- Given instruction -
For each line in the data below that holds "Write", return a copy.

- Entries shown -
"""
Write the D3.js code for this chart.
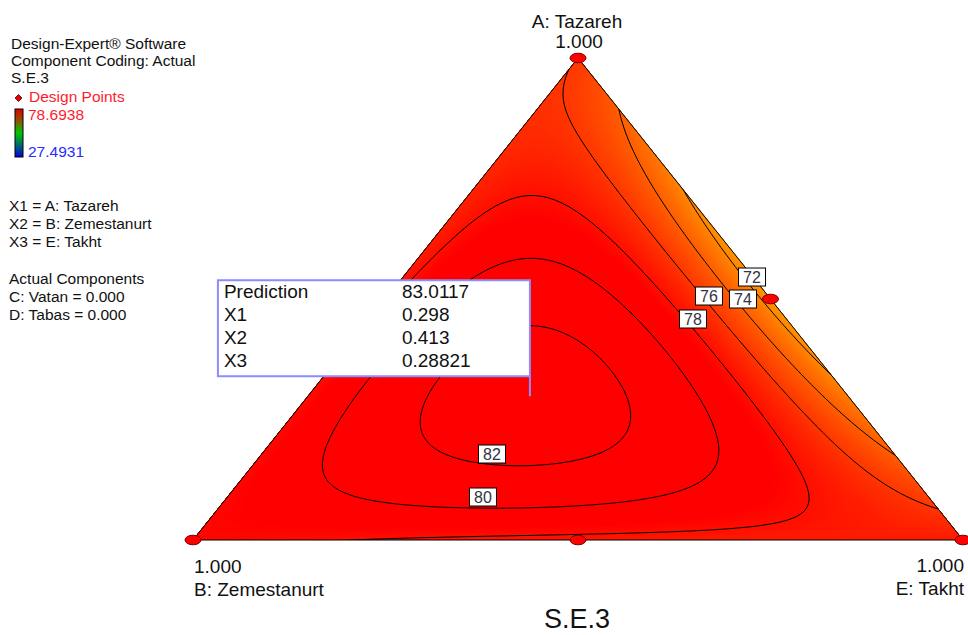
<!DOCTYPE html>
<html><head><meta charset="utf-8">
<script src="https://cdn.jsdelivr.net/npm/d3@7"></script>
<style>
body{margin:0;background:#fff}
svg{display:block}
text{font-family:"Liberation Sans",Arial,sans-serif}
</style>
</head><body>
<svg id="chart" width="968" height="635"></svg>
<script>
// ---------------- data ----------------
const componentLabels = ["A: Tazareh", "B: Zemestanurt", "E: Takht"];
const vertexValueLabels = ["1.000", "1.000", "1.000"];
// Special-cubic mixture model estimated from the contours: A, B, E
const linearCoefs = [75.9, 78.5, 77.4];
const binaryPairs = [[0, 1], [0, 2], [1, 2]];
const binaryCoefs = [1.69, -21.7, -1.67];    // AB, AE, BE
const ternaryCoef = 210;                     // ABE
const contourLevels = [72, 74, 76, 78, 80, 82];
// contour label anchors as compositions (A, B, E)
const labelPoints = [
  [0.5456, 0.0012, 0.4532],
  [0.5000, 0.0357, 0.4643],
  [0.5062, 0.0768, 0.4170],
  [0.4585, 0.1214, 0.4201],
  [0.0892, 0.5788, 0.3320],
  [0.1784, 0.5225, 0.2991]
];
const designPoints = [[1, 0, 0], [0, 1, 0], [0, 0, 1], [0, 0.5, 0.5], [0.5, 0, 0.5]];
const colorRange = [27.4931, 78.6938];
const legendHeader = ["Design-Expert\u00AE Software", "Component Coding: Actual", "S.E.3"];
const legendFactors = ["X1 = A: Tazareh", "X2 = B: Zemestanurt", "X3 = E: Takht"];
const legendActual = ["Actual Components", "C: Vatan = 0.000", "D: Tabas = 0.000"];
const predictionRows = [["Prediction", "83.0117"], ["X1", "0.298"], ["X2", "0.413"], ["X3", "0.28821"]];
const predictionPoint = [0.298, 0.413, 0.28821];
const chartTitle = "S.E.3";

// ---------------- layout ----------------
const svg = d3.select("#chart");
const L = 193, R = 963, T = 58, B = 540;
const sx = d3.scaleLinear().domain([0, 1]).range([L, R]);
const sy = d3.scaleLinear().domain([0, 1]).range([B, T]);
function norm(p) { const s = p[0] + p[1] + p[2]; return p.map(v => v / s); }
function proj(p) { const q = norm(p); return [sx(q[2] + q[0] / 2), sy(q[0])]; }
function compAt(px, py) {
  const a = sy.invert(py);
  const e = sx.invert(px) - a / 2;
  return [a, 1 - a - e, e];
}
function model(x) {
  let v = 0;
  linearCoefs.forEach((c, i) => v += c * x[i]);
  binaryPairs.forEach((pr, k) => v += binaryCoefs[k] * x[pr[0]] * x[pr[1]]);
  v += ternaryCoef * x[0] * x[1] * x[2];
  return v;
}
const color = d3.scaleLinear()
  .domain([colorRange[0], (colorRange[0] + colorRange[1]) / 2,
           colorRange[0] + 0.75 * (colorRange[1] - colorRange[0]), colorRange[1]])
  .range(["#0000ff", "#00ff00", "#ffff00", "#ff0000"])
  .clamp(true);

// grid
const step = 2, x0 = L - 6, y0 = T - 6;
const nx = Math.ceil((R + 6 - x0) / step) + 1;
const ny = Math.ceil((B + 6 - y0) / step) + 1;
const values = new Float64Array(nx * ny);
for (let j = 0; j < ny; j++) for (let i = 0; i < nx; i++) {
  values[j * nx + i] = model(compAt(x0 + i * step, y0 + j * step));
}
const gridPath = d3.geoPath(d3.geoTransform({
  point(x, y) { this.stream.point(x0 + (x - 0.5) * step, y0 + (y - 0.5) * step); }
}));

const triPts = designPoints.slice(0, 3).map(proj);
const defs = svg.append("defs");
defs.append("clipPath").attr("id", "tri").append("polygon")
  .attr("points", triPts.map(p => p.join(",")).join(" "));

// filled surface
const gFill = svg.append("g").attr("clip-path", "url(#tri)");
gFill.append("polygon").attr("points", triPts.map(p => p.join(",")).join(" "))
  .attr("fill", color(70));
const fillThresholds = d3.range(70, 84.01, 0.1);
const fills = d3.contours().size([nx, ny]).thresholds(fillThresholds)(values);
gFill.selectAll("path.f").data(fills).join("path")
  .attr("d", gridPath).attr("fill", d => color(d.value + 0.05)).attr("stroke", "none");

// contour lines
const lines = d3.contours().size([nx, ny]).thresholds(contourLevels)(values);
gFill.selectAll("path.c").data(lines).join("path")
  .attr("d", gridPath).attr("fill", "none").attr("stroke", "#000").attr("stroke-width", 1);

// triangle outline
svg.append("polygon").attr("points", triPts.map(p => p.join(",")).join(" "))
  .attr("fill", "none").attr("stroke", "#000").attr("stroke-width", 1);

// contour labels
const gLab = svg.append("g");
contourLevels.forEach((lv, k) => {
  const p = proj(labelPoints[k]);
  gLab.append("rect").attr("x", p[0] - 13.5).attr("y", p[1] - 9).attr("width", 27).attr("height", 18)
    .attr("fill", "#fff").attr("stroke", "#000").attr("stroke-width", 1);
  gLab.append("text").attr("x", p[0]).attr("y", p[1] + 6).attr("text-anchor", "middle")
    .attr("font-size", 16).attr("fill", "#333344").text(lv);
});

// design points
svg.append("g").selectAll("ellipse").data(designPoints).join("ellipse")
  .attr("cx", d => proj(d)[0]).attr("cy", d => proj(d)[1])
  .attr("rx", 8).attr("ry", 4.8)
  .attr("fill", "#ff0000").attr("stroke", "#7a0000").attr("stroke-width", 1);

// prediction box
const pp = proj(predictionPoint);
const boxW = 312, boxH = 96, boxR = pp[0], boxB = pp[1] - 20;
const gBox = svg.append("g");
gBox.append("rect").attr("x", boxR - boxW).attr("y", boxB - boxH).attr("width", boxW).attr("height", boxH)
  .attr("fill", "#fff").attr("stroke", "#8c8cff").attr("stroke-width", 2);
gBox.append("line").attr("x1", boxR).attr("x2", boxR).attr("y1", boxB).attr("y2", pp[1])
  .attr("stroke", "#8c8cff").attr("stroke-width", 2);
predictionRows.forEach((r, i) => {
  const y = boxB - boxH + 18 + i * 23;
  gBox.append("text").attr("x", boxR - boxW + 6).attr("y", y).attr("font-size", 19).attr("fill", "#111").text(r[0]);
  gBox.append("text").attr("x", boxR - boxW + 184).attr("y", y).attr("font-size", 19).attr("fill", "#111").text(r[1]);
});

// axis / vertex labels
const ax = svg.append("g").attr("font-size", 19).attr("fill", "#111");
ax.append("text").attr("x", triPts[0][0] - 1).attr("y", 28).attr("text-anchor", "middle").text(componentLabels[0]);
ax.append("text").attr("x", triPts[0][0] + 1).attr("y", 48).attr("text-anchor", "middle").text(vertexValueLabels[0]);
ax.append("text").attr("x", triPts[1][0] + 1).attr("y", 573).attr("text-anchor", "start").text(vertexValueLabels[1]);
ax.append("text").attr("x", triPts[1][0] + 1).attr("y", 596).attr("text-anchor", "start").text(componentLabels[1]);
ax.append("text").attr("x", triPts[2][0] + 1).attr("y", 572).attr("text-anchor", "end").text(vertexValueLabels[2]);
ax.append("text").attr("x", triPts[2][0] + 1).attr("y", 595).attr("text-anchor", "end").text(componentLabels[2]);
svg.append("text").attr("x", 577).attr("y", 628).attr("text-anchor", "middle")
  .attr("font-size", 27).attr("fill", "#111").text(chartTitle);

// legend
const lg = svg.append("g").attr("font-size", 15.5).attr("fill", "#111");
legendHeader.forEach((t, i) => lg.append("text").attr("x", 11).attr("y", 49 + i * 17).text(t));
lg.append("polygon").attr("points", "18.5,94.5 22,98 18.5,101.5 15,98")
  .attr("fill", "#e00000").attr("stroke", "#500").attr("stroke-width", 0.8);
lg.append("text").attr("x", 29).attr("y", 102).attr("fill", "#ff1a30").text("Design Points");
const grad = defs.append("linearGradient").attr("id", "cbar").attr("x1", 0).attr("y1", 0).attr("x2", 0).attr("y2", 1);
[[0, "#e00000"], [0.22, "#9a4a00"], [0.5, "#00c800"], [0.75, "#006a6a"], [1, "#0000e0"]]
  .forEach(s => grad.append("stop").attr("offset", s[0]).attr("stop-color", s[1]));
lg.append("rect").attr("x", 15).attr("y", 109).attr("width", 8).attr("height", 48)
  .attr("fill", "url(#cbar)").attr("stroke", "#000").attr("stroke-width", 1);
lg.append("text").attr("x", 28).attr("y", 120).attr("fill", "#ff1a30").text(colorRange[1].toFixed(4));
lg.append("text").attr("x", 28).attr("y", 157).attr("fill", "#2a2aff").text(colorRange[0].toFixed(4));
legendFactors.forEach((t, i) => lg.append("text").attr("x", 9).attr("y", 211 + i * 18).text(t));
legendActual.forEach((t, i) => lg.append("text").attr("x", 9).attr("y", 284 + i * 18).text(t));
</script>
</body></html>
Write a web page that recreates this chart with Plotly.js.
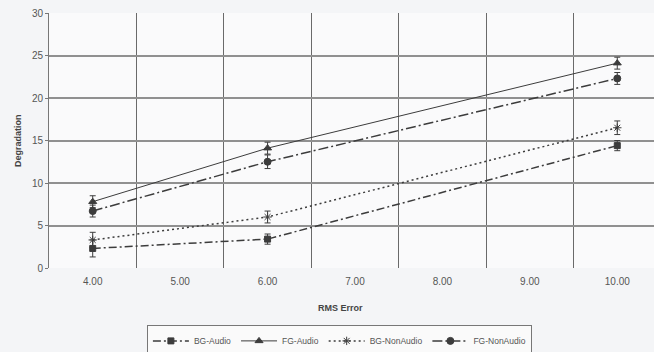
"""
- The answer -
Write the D3.js code for this chart.
Write a web page that recreates this chart with Plotly.js.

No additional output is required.